NEW YORK (CBSNewYork) -- Illegal ghost guns are a growing contributor to New York City's gun violence.

The guns are homemade firearms assembled with parts bought online. They do not have serial numbers and are untraceable.

On Thursday, Queens District Attorney Melinda Katz showed CBS2's Alice Gainer the latest arsenal authorities confiscated from an apartment building.

Twenty-five ghost guns -- including semi-automatic pistols, assault weapons and a semi-automatic shotgun -- were recovered with large-capacity magazines and ammunition inside a bedroom at an apartment in Fresh Meadows, Queens.

"You have no idea where they are being built and that's what makes them all the more dangerous and, by the way, difficult to find," said Katz.

Neighbors said they had no idea.

"Oh my god. Wow, wow, that's scary," one neighbor said.

"It's a shock," said another.

Police executed a search warrant early Wednesday morning in the first-floor apartment on 162nd Street.

"Just some yelling and I thought somebody was having an argument," said a neighbor who heard the commotion.

Chaz McMillan, 20, was arrested. McMillan does not have a license to possess or own firearms in New York City. He has no prior criminal record, police said.

"Investigators were conducting an ongoing surveillance of the defendant, who has allegedly been buying firearm parts online," said Katz.

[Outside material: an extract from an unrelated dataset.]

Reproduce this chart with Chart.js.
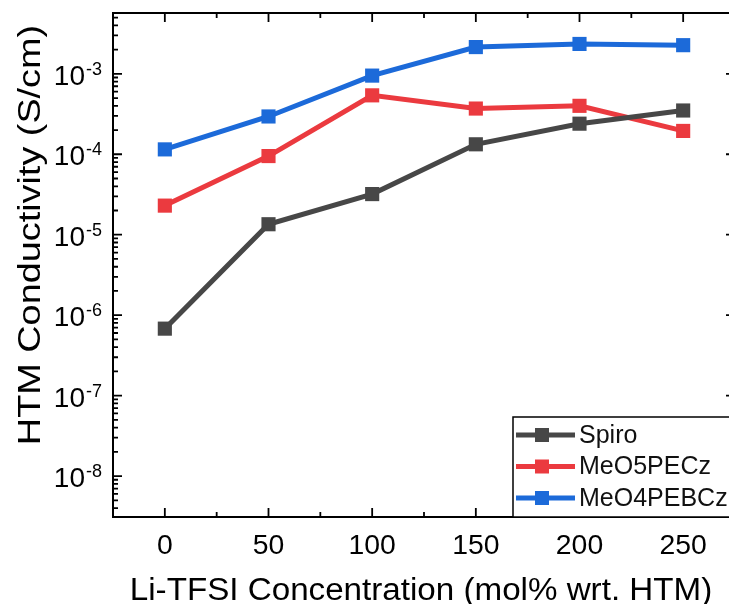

No one answered the door to the apartment when Gainer knocked. But someone did answer via the building's intercom.

"Would you like to comment on his arrest?" Gainer asked.

"No, I will not," said the person.

This marked the fifth ghost gun bust in Queens since August.

"In New York City, we are starting to see these guns show up more and more in crime scenes," said NYPD Chief of Intelligence Thomas Galati.

"These individuals buy the parts, they put them together and then they sell them or they use them in violent crimes, and they are almost impossible to trace," said Katz.

McMillan faces various weapons charges and possession of a controlled substance. He faces up to 25 years in prison if convicted.